MacroScope

Buy now, pay later? It’s later.

Buy now, pay later was the mantra of U.S. consumers during a debt-fueled binge earlier this decade.

Banc of America Securities-Merrill Lynch economists think getting U.S. household debt-to-income back to the long-term trend will require eliminating $1.75 trillion in debt, assuming no change in disposable income. That will probably take years.

And that’s their more conservative forecast, just taking the ratio from its current level of 131 percent down to 115 percent. To get back to the average seen in the 1990s, $4.35 trillion in debt would have to be eliminated. 

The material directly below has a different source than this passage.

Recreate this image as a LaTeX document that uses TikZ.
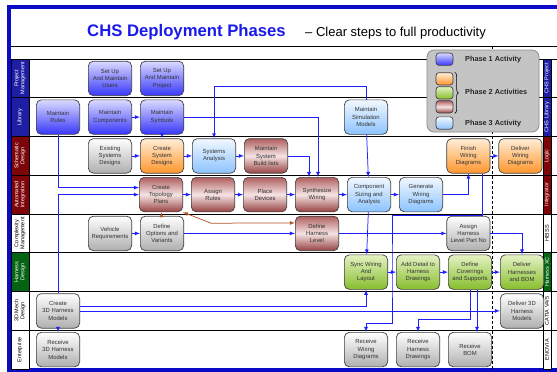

 ”Either way you look at it, U.S.  households will remain mired in a period of balance sheet repair,” the economists wrote in a note to clients. “And, the continued debt elimination necessary to reach a more sustainable household balance sheet means that the ability of the U.S. consumer to lead the recovery on a sustained basis will be limited. This is why we do not expect the consumer to lead the economy out of the recession. This is also one of the risks to the view that th U.S. economy is on the verge of a V-shaped recovery.”

Earnings and V-shape recovery

It may be some weeks since investors have written off the prospect of a V-shaped economic recovery, but equity analysts still expect corporate earnings to go through a very sharp V-shaped rebound.

According to Thomson Reuters data, earnings are expected to shrink 34.5 percent in Q2 and 21.4 percent in Q3, before growing a whopping 180.2 percent in Q4.

That would bring the full-year 2008 earnings contraction rate to just 11.2 percent.